THE PROBLEM:
Print the listing from its top line through the line containing "p_knots = [0, 43, 116, 553, 942]", nothing more, and leave out the pictures.

RECORDED DATA:

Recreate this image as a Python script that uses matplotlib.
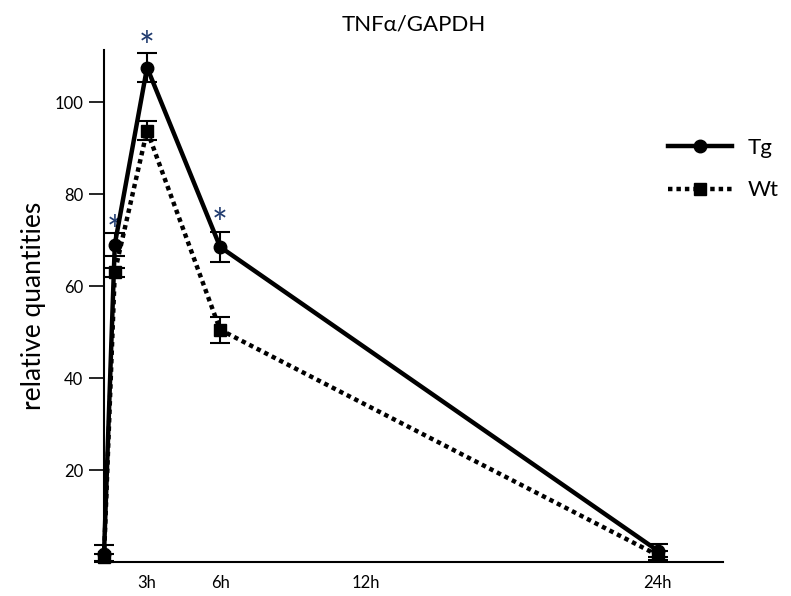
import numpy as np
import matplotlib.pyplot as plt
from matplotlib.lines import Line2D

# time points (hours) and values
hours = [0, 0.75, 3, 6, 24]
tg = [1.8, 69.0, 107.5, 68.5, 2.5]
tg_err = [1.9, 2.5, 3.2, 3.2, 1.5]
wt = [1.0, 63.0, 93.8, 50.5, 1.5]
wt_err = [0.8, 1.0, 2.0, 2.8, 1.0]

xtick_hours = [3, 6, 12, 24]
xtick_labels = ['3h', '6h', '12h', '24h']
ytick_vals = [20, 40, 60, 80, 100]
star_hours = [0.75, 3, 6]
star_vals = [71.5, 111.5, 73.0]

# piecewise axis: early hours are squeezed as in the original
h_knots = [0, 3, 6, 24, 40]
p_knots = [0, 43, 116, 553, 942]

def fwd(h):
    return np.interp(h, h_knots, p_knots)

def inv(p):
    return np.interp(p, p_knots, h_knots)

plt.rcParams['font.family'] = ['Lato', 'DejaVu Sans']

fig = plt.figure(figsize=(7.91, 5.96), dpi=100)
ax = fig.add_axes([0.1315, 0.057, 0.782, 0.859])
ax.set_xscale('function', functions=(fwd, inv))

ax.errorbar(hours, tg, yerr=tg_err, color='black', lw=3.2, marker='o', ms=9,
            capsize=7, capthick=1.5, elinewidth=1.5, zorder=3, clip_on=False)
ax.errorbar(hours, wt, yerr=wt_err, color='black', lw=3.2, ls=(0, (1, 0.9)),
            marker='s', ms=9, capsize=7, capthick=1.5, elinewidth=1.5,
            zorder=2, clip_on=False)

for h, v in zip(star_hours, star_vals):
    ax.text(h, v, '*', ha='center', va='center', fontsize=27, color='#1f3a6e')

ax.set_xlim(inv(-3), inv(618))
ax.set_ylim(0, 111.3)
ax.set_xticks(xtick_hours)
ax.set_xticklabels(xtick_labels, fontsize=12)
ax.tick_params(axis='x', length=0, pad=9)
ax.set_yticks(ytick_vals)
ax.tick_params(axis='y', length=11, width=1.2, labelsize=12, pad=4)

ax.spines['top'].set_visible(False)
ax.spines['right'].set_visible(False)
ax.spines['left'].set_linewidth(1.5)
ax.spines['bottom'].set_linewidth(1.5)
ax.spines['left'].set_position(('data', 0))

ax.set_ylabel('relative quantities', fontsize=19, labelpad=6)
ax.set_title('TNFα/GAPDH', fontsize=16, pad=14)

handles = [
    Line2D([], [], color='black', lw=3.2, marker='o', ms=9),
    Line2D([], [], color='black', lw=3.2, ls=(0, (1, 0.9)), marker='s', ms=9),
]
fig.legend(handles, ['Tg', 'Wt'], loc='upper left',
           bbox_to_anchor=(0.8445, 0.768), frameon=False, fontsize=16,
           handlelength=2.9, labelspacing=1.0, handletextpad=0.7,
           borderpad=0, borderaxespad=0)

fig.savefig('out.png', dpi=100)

OUTPUT FOR THIS EXERCISE:
Recreate this image as a Python script that uses matplotlib.
import numpy as np
import matplotlib.pyplot as plt
from matplotlib.lines import Line2D

# time points (hours) and values
hours = [0, 0.75, 3, 6, 24]
tg = [1.8, 69.0, 107.5, 68.5, 2.5]
tg_err = [1.9, 2.5, 3.2, 3.2, 1.5]
wt = [1.0, 63.0, 93.8, 50.5, 1.5]
wt_err = [0.8, 1.0, 2.0, 2.8, 1.0]

xtick_hours = [3, 6, 12, 24]
xtick_labels = ['3h', '6h', '12h', '24h']
ytick_vals = [20, 40, 60, 80, 100]
star_hours = [0.75, 3, 6]
star_vals = [71.5, 111.5, 73.0]

# piecewise axis: early hours are squeezed as in the original
h_knots = [0, 3, 6, 24, 40]
p_knots = [0, 43, 116, 553, 942]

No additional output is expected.